Hall of Famers Lee Smith, Frank Thomas and Alan Trammell also are on the panel, which will meet in San Diego ahead of the winter meetings.

They will be joined by former Toronto CEO Paul Beeston, former Boston Red Sox and Chicago Cubs executive Theo Epstein, Anaheim Angels owner Arte Moreno, Miami Marlins general manager Kim Ng, Minnesota Twins president Dave St. Peter and Chicago White Sox executive vice president Ken Williams.

Three media members/historians are on the committee: longtime statistical analyst Steve Hirdt of Stats Perform, La Velle E. Neal III of the Minneapolis Star Tribune and Susan Slusser of the San Francisco Chronicle. Neal and Slusser are past presidents of the Baseball Writers’ Association of America.
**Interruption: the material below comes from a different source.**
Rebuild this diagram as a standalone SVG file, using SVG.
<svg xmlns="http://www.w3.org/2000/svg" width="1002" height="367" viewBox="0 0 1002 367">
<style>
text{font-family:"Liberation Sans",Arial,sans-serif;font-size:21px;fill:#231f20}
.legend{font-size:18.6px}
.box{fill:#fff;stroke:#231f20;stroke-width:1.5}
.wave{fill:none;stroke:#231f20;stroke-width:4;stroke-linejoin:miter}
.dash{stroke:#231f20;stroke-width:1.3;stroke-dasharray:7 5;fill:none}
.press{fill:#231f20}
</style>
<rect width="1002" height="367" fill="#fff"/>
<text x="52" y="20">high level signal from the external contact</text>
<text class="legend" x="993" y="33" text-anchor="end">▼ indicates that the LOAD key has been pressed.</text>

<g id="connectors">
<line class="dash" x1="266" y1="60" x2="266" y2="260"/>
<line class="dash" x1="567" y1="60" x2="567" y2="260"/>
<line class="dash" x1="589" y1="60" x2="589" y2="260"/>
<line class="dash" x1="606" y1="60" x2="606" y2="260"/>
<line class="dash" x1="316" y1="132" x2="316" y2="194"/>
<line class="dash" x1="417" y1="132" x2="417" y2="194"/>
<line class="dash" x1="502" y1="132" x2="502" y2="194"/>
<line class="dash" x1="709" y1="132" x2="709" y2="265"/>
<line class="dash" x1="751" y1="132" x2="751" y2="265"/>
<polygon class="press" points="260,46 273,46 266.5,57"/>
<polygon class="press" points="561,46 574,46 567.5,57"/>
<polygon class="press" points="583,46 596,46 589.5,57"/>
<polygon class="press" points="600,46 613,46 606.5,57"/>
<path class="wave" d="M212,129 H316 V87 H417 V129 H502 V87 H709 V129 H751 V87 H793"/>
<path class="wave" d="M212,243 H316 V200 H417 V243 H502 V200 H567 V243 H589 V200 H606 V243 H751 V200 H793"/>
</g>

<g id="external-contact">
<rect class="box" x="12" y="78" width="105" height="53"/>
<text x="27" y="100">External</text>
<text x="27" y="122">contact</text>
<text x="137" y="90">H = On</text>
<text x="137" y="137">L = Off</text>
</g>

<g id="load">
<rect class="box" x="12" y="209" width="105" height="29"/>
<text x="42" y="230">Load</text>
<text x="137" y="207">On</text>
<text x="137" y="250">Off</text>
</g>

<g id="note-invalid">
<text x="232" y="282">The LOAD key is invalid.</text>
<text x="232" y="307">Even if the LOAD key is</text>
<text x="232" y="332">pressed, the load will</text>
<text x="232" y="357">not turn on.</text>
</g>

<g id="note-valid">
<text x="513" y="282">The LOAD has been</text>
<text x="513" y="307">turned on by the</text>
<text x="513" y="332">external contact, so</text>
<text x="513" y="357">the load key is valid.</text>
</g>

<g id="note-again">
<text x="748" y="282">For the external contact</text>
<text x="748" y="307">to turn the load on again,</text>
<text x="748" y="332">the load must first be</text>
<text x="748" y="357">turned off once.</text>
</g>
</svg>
Hall Chairman Jane Forbes Clark will be the committee’s non-voting chair.

The ballot also includes Albert Belle, Don Mattingly, Fred McGriff, Dale Murphy and Curt Schilling. The committee considers candidates whose careers were primarily from 1980 on. A candidate needs 75% to be elected and anyone who does will be inducted on July 23, along with anyone chosen in the BBWAA vote, announced on Jan. 24.

Bonds, Clemens and Schilling fell short in January in their 10th and final appearances on the BBWAA ballot. Bonds received 260 of 394 votes (66%), Clemens 257 (65.2%) and Schilling 231 (58.6%).
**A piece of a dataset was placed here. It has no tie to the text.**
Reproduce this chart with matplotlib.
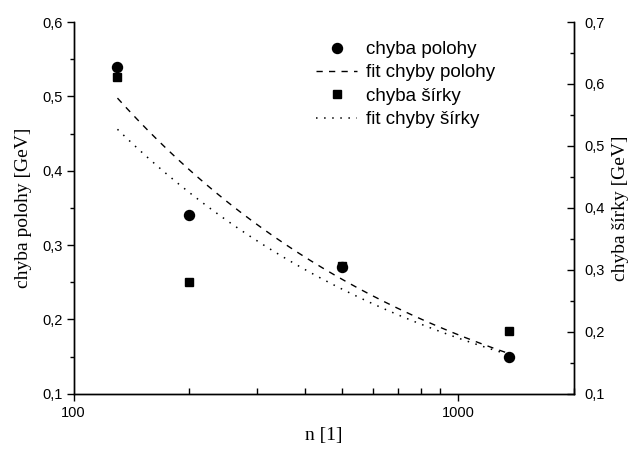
import numpy as np
import matplotlib
matplotlib.use("Agg")
import matplotlib.pyplot as plt
from matplotlib.ticker import FuncFormatter, FixedLocator, MultipleLocator

# namerane hodnoty
n = [130, 200, 500, 1360]
chyba_polohy = [0.54, 0.34, 0.27, 0.15]
chyba_sirky = [0.612, 0.28, 0.307, 0.202]

x_ticks = [100, 1000]
x_tick_labels = ["100", "1000"]

sans = ["Liberation Sans", "DejaVu Sans"]
serif = ["Liberation Serif", "DejaVu Serif"]


def fit_sqrt(x, y):
    # fit y = a / sqrt(n), metoda najmensich stvorcov
    x = np.asarray(x, float) ** -0.5
    y = np.asarray(y, float)
    return np.sum(x * y) / np.sum(x * x)


a_pol = fit_sqrt(n, chyba_polohy)
a_sir = fit_sqrt(n, chyba_sirky)
nn = np.geomspace(n[0], n[-1], 200)

fig = plt.figure(figsize=(6.35, 4.5), dpi=100)
ax = fig.add_axes([0.116, 0.125, 0.9035 - 0.116, 0.951 - 0.125])
ax2 = ax.twinx()

h1, = ax.plot(n, chyba_polohy, "o", color="black", ms=7.2, label="chyba polohy")
h2, = ax.plot(nn, a_pol / np.sqrt(nn), color="black", lw=1.0,
              linestyle=(0, (4.5, 4.5)), label="fit chyby polohy")
h3, = ax2.plot(n, chyba_sirky, "s", color="black", ms=6.2, label="chyba šírky")
h4, = ax2.plot(nn, a_sir / np.sqrt(nn), color="black", lw=1.1,
               linestyle=(0, (1, 4.3)), label="fit chyby šírky")

ax.set_xscale("log")
ax.set_xlim(100, 2000)
ax.set_ylim(0.1, 0.6)
ax2.set_ylim(0.1, 0.7)

comma = FuncFormatter(lambda v, p: ("%.1f" % v).replace(".", ","))
ax.yaxis.set_major_locator(MultipleLocator(0.1))
ax.yaxis.set_minor_locator(MultipleLocator(0.05))
ax.yaxis.set_major_formatter(comma)
ax2.yaxis.set_major_locator(MultipleLocator(0.1))
ax2.yaxis.set_minor_locator(MultipleLocator(0.05))
ax2.yaxis.set_major_formatter(comma)

ax.xaxis.set_major_locator(FixedLocator(x_ticks))
ax.set_xticklabels(x_tick_labels)
ax.xaxis.set_minor_locator(FixedLocator([200, 300, 400, 500, 600, 700, 800, 900, 2000]))
ax.xaxis.set_minor_formatter(FuncFormatter(lambda v, p: ""))

for a in (ax, ax2):
    a.spines["top"].set_visible(False)
    for s in a.spines.values():
        s.set_linewidth(1.0)

ax.tick_params(axis="x", which="major", direction="out", length=5, width=1.0,
               labelsize=10.5, pad=4)
ax.tick_params(axis="x", which="minor", direction="in", length=4, width=1.0)
ax.tick_params(axis="y", which="major", direction="out", length=5, width=1.0,
               labelsize=10.5, pad=3)
ax.tick_params(axis="y", which="minor", direction="out", length=3, width=1.0)
ax2.tick_params(axis="y", which="major", direction="in", length=5, width=1.0,
                labelsize=10.5, pad=8)
ax2.tick_params(axis="y", which="minor", direction="in", length=3, width=1.0)

for lab in ax.get_xticklabels() + ax.get_yticklabels() + ax2.get_yticklabels():
    lab.set_family(sans)

ax.set_xlabel("n [1]", family=serif, fontsize=14, labelpad=5)
ax.set_ylabel("chyba polohy [GeV]", family=serif, fontsize=14, labelpad=7)
ax2.set_ylabel("chyba šírky [GeV]", family=serif, fontsize=14, labelpad=5)

leg = ax.legend(handles=[h1, h2, h3, h4], loc="upper left",
                bbox_to_anchor=(316 / 635, 1 - 41 / 450),
                bbox_transform=fig.transFigure, frameon=False,
                prop={"family": sans, "size": 13.5}, handlelength=2.2,
                handletextpad=0.45, labelspacing=0.33, borderaxespad=0,
                borderpad=0)

fig.savefig("out.png", dpi=100)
Palmeiro was dropped from the BBWAA ballot after receiving 25 votes (4.4%) in his fourth appearance in 2014, falling below the 5% minimum needed to stay on. His high was 72 votes (12.6%) in 2012.

Bonds denied knowingly using performance-enhancing drugs and Clemens maintains he never used PEDs. Palmeiro was suspended for 10 days in August 2005 following a positive test under the major league drug program, just over two weeks after getting his 3,000th hit.

A seven-time NL MVP, Bonds set the career home run record with 762 and the season record with 73 in 2001. A seven-time Cy Young Award winner, Clemens went 354-184 with a 3.12 ERA and 4,672 strikeouts, third behind Nolan Ryan (5,714) and Randy Johnson (4,875). Palmeiro had 3,020 hits and 568 homers.

Schilling fell 16 votes shy with 285 (71.1%) in 2021. Support dropped after hateful remarks he made in retirement toward Muslims, transgender people, reporters and others.

McGriff got 169 votes (39.8%) in his final year on the BBWAA ballot in 2019. Murphy was on the BBWAA ballot 15 times and received a high of 116 votes (23.2%) in 2000. Mattingly received a high of 145 votes (28.2%) in the first of 15 appearances on the BBWAA ballot in 2001, and Belle appeared on two BBWAA ballots, receiving 40 votes (7.7%) in 2006 and 19 (3.5%) in 2007.

Players on Major League Baseball’s ineligible list cannot be considered, a rule that excludes Pete Rose.

This year’s BBWAA ballot includes Carlos Beltran, John Lackey and Jered Weaver among 14 newcomers and Scott Rolen, Todd Helton and Billy Wagner among holdovers.